A gestão de Pepe Mujica também foi marcada por escândalos e investigações por corrupção e má administração.
Um dos casos mais emblemáticos envolveu a estatal petrolífera ANCAP, que durante seu governo acumulou déficits. Apenas em 2014, a empresa perdeu R$807.
O caso foi à Justiça em 2018, depois que o parlamento aprovou uma capitalização de aproximadamente R$2 bilhões, o equivalente a 2% do PIB uruguaio, para evitar a falência da companhia.
Um dos principais afetados pelo caso foi o então presidente da Ancap, Raúl Fernando Sendic, filho do líder tupamaro Raúl Sendic.
Em 2016, a câmara dos deputados do Uruguai aprovou a abertura de uma CPI sobre um suposto caso de corrupção que envolveu a empreiteira OAS.
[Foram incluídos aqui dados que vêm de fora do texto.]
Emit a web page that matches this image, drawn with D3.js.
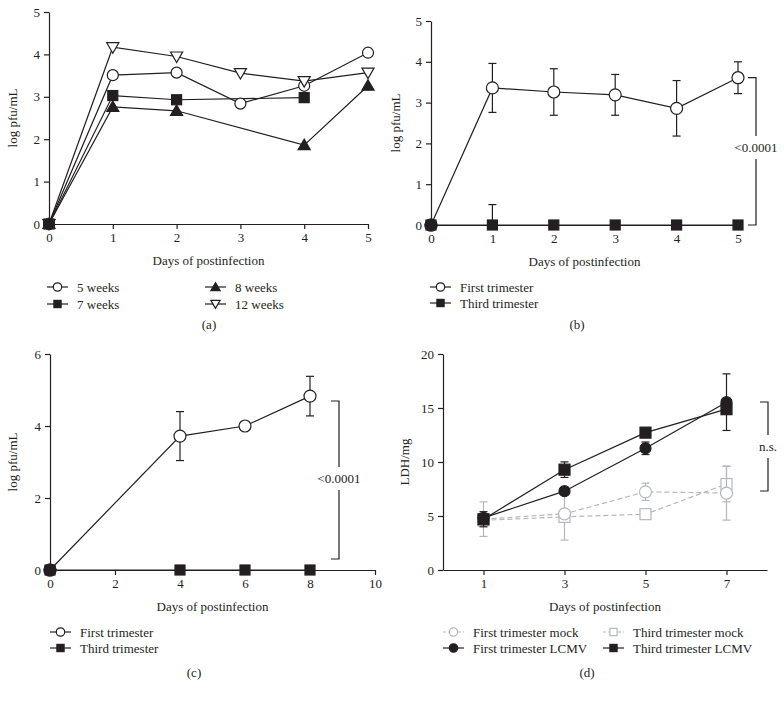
<!DOCTYPE html>
<html>
<head>
<meta charset="utf-8">
<script src="https://cdn.jsdelivr.net/npm/d3@7"></script>
<style>
  body { margin: 0; background: #fff; }
  text { font-family: "Liberation Serif", "DejaVu Serif", serif; fill: #231f20; }
</style>
</head>
<body>
<svg id="chart" width="784" height="701"></svg>
<script>
// ---- data ----
// panel (a): log pfu/mL by gestational age
const daysA = [0, 1, 2, 3, 4, 5];
const wk5 = [0, 3.51, 3.57, 2.84, 3.26, 4.04];
const wk7 = [0, 3.03, 2.93, null, 2.98, null];
const wk8 = [0, 2.76, 2.67, null, 1.86, 3.26];
const wk12 = [0, 4.17, 3.95, 3.56, 3.37, 3.57];
const legendA = ["5 weeks", "7 weeks", "8 weeks", "12 weeks"];

// panel (b)
const daysB = [0, 1, 2, 3, 4, 5];
const firstB = [0, 3.36, 3.26, 3.19, 2.86, 3.61];
const firstBErr = [0, 0.6, 0.57, 0.5, 0.68, 0.39];
const thirdB = [0, 0, 0, 0, 0, 0];
const thirdBErr = [0, 0.5, 0, 0, 0, 0];

// panel (c)
const daysC = [0, 4, 6, 8];
const firstC = [0, 3.72, 4.0, 4.83];
const firstCErr = [0, 0.68, 0, 0.55];
const thirdC = [0, 0, 0, 0];

// panel (d): LDH/mg
const daysD = [1, 3, 5, 7];
const firstMock = [4.71, 5.2, 7.24, 7.12];
const firstMockErr = [1.6, 0, 0.8, 2.5];
const thirdMock = [4.6, 4.92, 5.17, 7.96];
const thirdMockErr = [0, 2.15, 0, 1.65];
const firstLCMV = [4.83, 7.3, 11.27, 15.54];
const firstLCMVErr = [0, 0, 0.58, 2.62];
const thirdLCMV = [4.7, 9.29, 12.72, 14.89];
const thirdLCMVErr = [0.7, 0.72, 0, 0];
const legendD = ["First trimester mock", "Third trimester mock", "First trimester LCMV", "Third trimester LCMV"];

const legendBC = ["First trimester", "Third trimester"];
const xTitle = "Days of postinfection";

const ink = "#231f20";
const grey = "#b4b8bc";
const svg = d3.select("#chart");

// marker drawing helper
function marker(g, type, x, y, size, color, filled) {
  const fill = filled ? color : "#fff";
  if (type === "circle") {
    g.append("circle").attr("cx", x).attr("cy", y).attr("r", size)
      .attr("fill", fill).attr("stroke", color).attr("stroke-width", 1.2);
  } else if (type === "square") {
    g.append("rect").attr("x", x - size).attr("y", y - size)
      .attr("width", size * 2).attr("height", size * 2)
      .attr("fill", fill).attr("stroke", color).attr("stroke-width", 1.2);
  } else if (type === "tri") {
    const s = d3.symbol().type(d3.symbolTriangle).size(size * size * 2.1);
    g.append("path").attr("d", s()).attr("transform", `translate(${x},${y + 1})`)
      .attr("fill", fill).attr("stroke", color).attr("stroke-width", 1.2);
  } else if (type === "tridown") {
    const s = d3.symbol().type(d3.symbolTriangle).size(size * size * 2.1);
    g.append("path").attr("d", s()).attr("transform", `translate(${x},${y - 1}) rotate(180)`)
      .attr("fill", fill).attr("stroke", color).attr("stroke-width", 1.2);
  }
}

function axes(x, y, xTicks, yTicks, yLabel, yLabelX, title, tag, tagX, tagY) {
  const g = svg.append("g");
  const x0 = x.range()[0], y0 = y.range()[0];
  g.append("g").attr("transform", `translate(0,${y0})`)
    .call(d3.axisBottom(x).tickValues(xTicks).tickFormat(d3.format("d")).tickSize(5).tickSizeOuter(0).tickPadding(4))
    .call(a => a.selectAll("text").attr("font-size", 13).attr("font-family", "Liberation Serif"))
    .call(a => a.selectAll("line,path").attr("stroke", ink).attr("stroke-width", 1.2));
  g.append("g").attr("transform", `translate(${x0},0)`)
    .call(d3.axisLeft(y).tickValues(yTicks).tickFormat(d3.format("d")).tickSize(5).tickSizeOuter(0).tickPadding(4))
    .call(a => a.selectAll("text").attr("font-size", 13).attr("font-family", "Liberation Serif"))
    .call(a => a.selectAll("line,path").attr("stroke", ink).attr("stroke-width", 1.2));
  const yr = y.range();
  g.append("text").attr("transform", `translate(${yLabelX},${(yr[0] + yr[1]) / 2}) rotate(-90)`)
    .attr("text-anchor", "middle").attr("font-size", 13).text(yLabel);
  const xr = x.range();
  g.append("text").attr("x", (xr[0] + xr[1]) / 2).attr("y", y0 + 41)
    .attr("text-anchor", "middle").attr("font-size", 13).text(title);
  g.append("text").attr("x", tagX).attr("y", tagY)
    .attr("text-anchor", "middle").attr("font-size", 13).text(tag);
}

function series(x, y, xs, ys, errs, type, color, filled, dashed, size) {
  const g = svg.append("g");
  const pts = xs.map((d, i) => ({ x: d, y: ys[i], e: errs ? errs[i] : 0 }))
    .filter(p => p.y !== null);
  if (errs) {
    pts.filter(p => p.e > 0).forEach(p => {
      const cx = x(p.x);
      // error bars are cut at the axis floor (no negative titres)
      const lo = Math.max(0, p.y - p.e), hi = p.y + p.e;
      g.append("line").attr("x1", cx).attr("x2", cx)
        .attr("y1", y(lo)).attr("y2", y(hi))
        .attr("stroke", color).attr("stroke-width", 1.2);
      const caps = lo > 0 ? [lo, hi] : [hi];
      caps.forEach(v => {
        g.append("line").attr("x1", cx - 4).attr("x2", cx + 4)
          .attr("y1", y(v)).attr("y2", y(v))
          .attr("stroke", color).attr("stroke-width", 1.2);
      });
    });
  }
  g.append("path").datum(pts)
    .attr("d", d3.line().x(p => x(p.x)).y(p => y(p.y)))
    .attr("fill", "none").attr("stroke", color).attr("stroke-width", 1.2)
    .attr("stroke-dasharray", dashed ? "5,3" : null);
  pts.forEach(p => marker(g, type, x(p.x), y(p.y), size || 5.5, color, filled));
}

function legendItem(x, y, type, color, filled, dashed, label) {
  const g = svg.append("g");
  g.append("line").attr("x1", x).attr("x2", x + 21).attr("y1", y).attr("y2", y)
    .attr("stroke", color).attr("stroke-width", 1.2)
    .attr("stroke-dasharray", dashed ? "3,2" : null);
  marker(g, type, x + 10.5, y, type === "square" ? 3.6 : 4.2, color, filled);
  g.append("text").attr("x", x + 30).attr("y", y + 4.5).attr("font-size", 13).text(label);
}

function bracket(x1, x2, top, bottom, label, labelY) {
  const g = svg.append("g");
  g.append("path")
    .attr("d", `M${x1},${top}H${x2}V${labelY - 11}M${x2},${labelY + 12}V${bottom}H${x1}`)
    .attr("fill", "none").attr("stroke", ink).attr("stroke-width", 1.2);
  g.append("text").attr("x", x2).attr("y", labelY + 4.5)
    .attr("text-anchor", "middle").attr("font-size", 13).text(label);
}

// ---- panel (a) ----
const xa = d3.scaleLinear().domain([0, 5]).range([49, 368]);
const ya = d3.scaleLinear().domain([0, 5]).range([224, 12]);
axes(xa, ya, d3.range(0, 6), d3.range(0, 6), "log pfu/mL", 17, xTitle, "(a)", 209, 329);
series(xa, ya, daysA, wk8, null, "tri", ink, true, false, 5.5);
series(xa, ya, daysA, wk7, null, "square", ink, true, false, 5);
series(xa, ya, daysA, wk5, null, "circle", ink, false, false, 5.5);
series(xa, ya, daysA, wk12, null, "tridown", ink, false, false, 5.5);
marker(svg.append("g"), "circle", xa(0), ya(0), 5.5, ink, true);
legendItem(47, 287, "circle", ink, false, false, legendA[0]);
legendItem(47, 304, "square", ink, true, false, legendA[1]);
legendItem(205, 287, "tri", ink, true, false, legendA[2]);
legendItem(205, 304, "tridown", ink, false, false, legendA[3]);

// ---- panel (b) ----
const xb = d3.scaleLinear().domain([0, 5]).range([431, 738]);
const yb = d3.scaleLinear().domain([0, 5]).range([225, 21]);
axes(xb, yb, d3.range(0, 6), d3.range(0, 6), "log pfu/mL", 400, xTitle, "(b)", 577, 329);
series(xb, yb, daysB, thirdB, thirdBErr, "square", ink, true, false, 5);
series(xb, yb, daysB, firstB, firstBErr, "circle", ink, false, false, 6);
marker(svg.append("g"), "circle", xb(0), yb(0), 6, ink, true);
bracket(748, 756, yb(firstB[5]), yb(0), "<0.0001", 147);
legendItem(430, 287, "circle", ink, false, false, legendBC[0]);
legendItem(430, 303, "square", ink, true, false, legendBC[1]);

// ---- panel (c) ----
const xc = d3.scaleLinear().domain([0, 10]).range([50, 375]);
const yc = d3.scaleLinear().domain([0, 6]).range([570, 354]);
axes(xc, yc, d3.range(0, 11, 2), d3.range(0, 7, 2), "log pfu/mL", 17, xTitle, "(c)", 194, 677);
series(xc, yc, daysC, thirdC, null, "square", ink, true, false, 5);
series(xc, yc, daysC, firstC, firstCErr, "circle", ink, false, false, 6);
marker(svg.append("g"), "circle", xc(0), yc(0), 6, ink, true);
bracket(331, 339, 401, 559, "<0.0001", 478);
legendItem(50, 632, "circle", ink, false, false, legendBC[0]);
legendItem(50, 648, "square", ink, true, false, legendBC[1]);

// ---- panel (d) ----
const xd = d3.scaleLinear().domain([0, 8]).range([443, 767]);
const yd = d3.scaleLinear().domain([0, 20]).range([570, 354]);
axes(xd, yd, [1, 3, 5, 7], d3.range(0, 21, 5), "LDH/mg", 409, xTitle, "(d)", 587, 677);
series(xd, yd, daysD, thirdMock, thirdMockErr, "square", grey, false, true, 5.5);
series(xd, yd, daysD, firstMock, firstMockErr, "circle", grey, false, true, 6);
series(xd, yd, daysD, firstLCMV, firstLCMVErr, "circle", ink, true, false, 5.5);
series(xd, yd, daysD, thirdLCMV, thirdLCMVErr, "square", ink, true, false, 5.5);
bracket(760, 768, 402, 491, "n.s.", 446);
legendItem(443, 632, "circle", grey, false, true, legendD[0]);
legendItem(603, 632, "square", grey, false, true, legendD[1]);
legendItem(443, 648, "circle", ink, true, false, legendD[2]);
legendItem(603, 648, "square", ink, true, false, legendD[3]);
</script>
</body>
</html>
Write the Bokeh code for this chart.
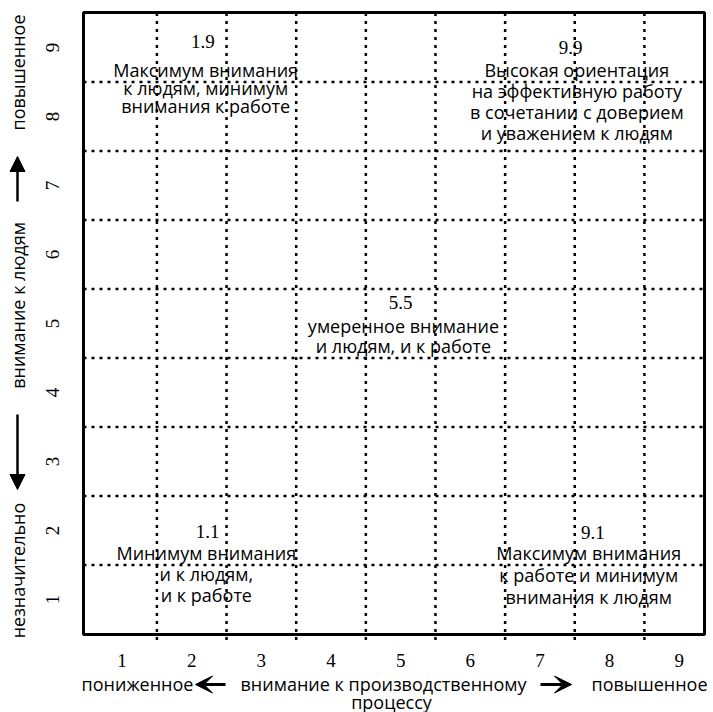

O caso envolveu uma planta de extração de gás operada pela empresa de energia GNLS.
O projeto, que não foi concluído, causou um prejuízo de mais de R$162 milhões aos cofres públicos.
O deputado que apresentou a denúncia, Pablo Abdala (Partido Nacional), alegou que documentos brasileiros indicavam o envolvimento de Fernando Pimentel (PT).
O então ministro do Desenvolvimento, teria se reunido com um alto funcionário do governo uruguaio para obter o contrato para a OAS.
As investigações não tiveram conclusões sobre o caso e nem chegaram aos tribunais do Uruguai.
Mesmo após deixar a política de seu país por questões de saúde em 2020, Mujica não se afastou da vida pública.
O ex-presidente continuou a opinar sobre debates regionais e globais, dando apoio a figuras de esquerda na América Latina.
Mujica manteve uma relação próxima com Lula, a quem visitou na prisão em Curitiba em 2018 e apoiou durante a campanha eleitoral de 2022. O uruguaio chegou a participar de comícios em São Paulo.
Lula condecorou Mujica com a Ordem Nacional do Cruzeiro do Sul, uma das maiores homenagens do Brasil a estrangeiros, em 2024.
Em uma de suas últimas declarações finais, Mujica fez críticas ao presidente argentino Javier Milei, classificando-o como um "contrapeso negativo":
"É um contrapeso muito negativo. É como se fosse um governante, mais ou menos, dos EUA, não da América Latina", afirmou, em entrevista à rádio Sarandí.
Ele também disse que acredita na capacidade do Brasil se tornar uma grande potência:
"Será uma grande potência, inequivocamente. Pela forma de crescer, pelos recursos, pelas dimensões que tem e por alguns outros fatores".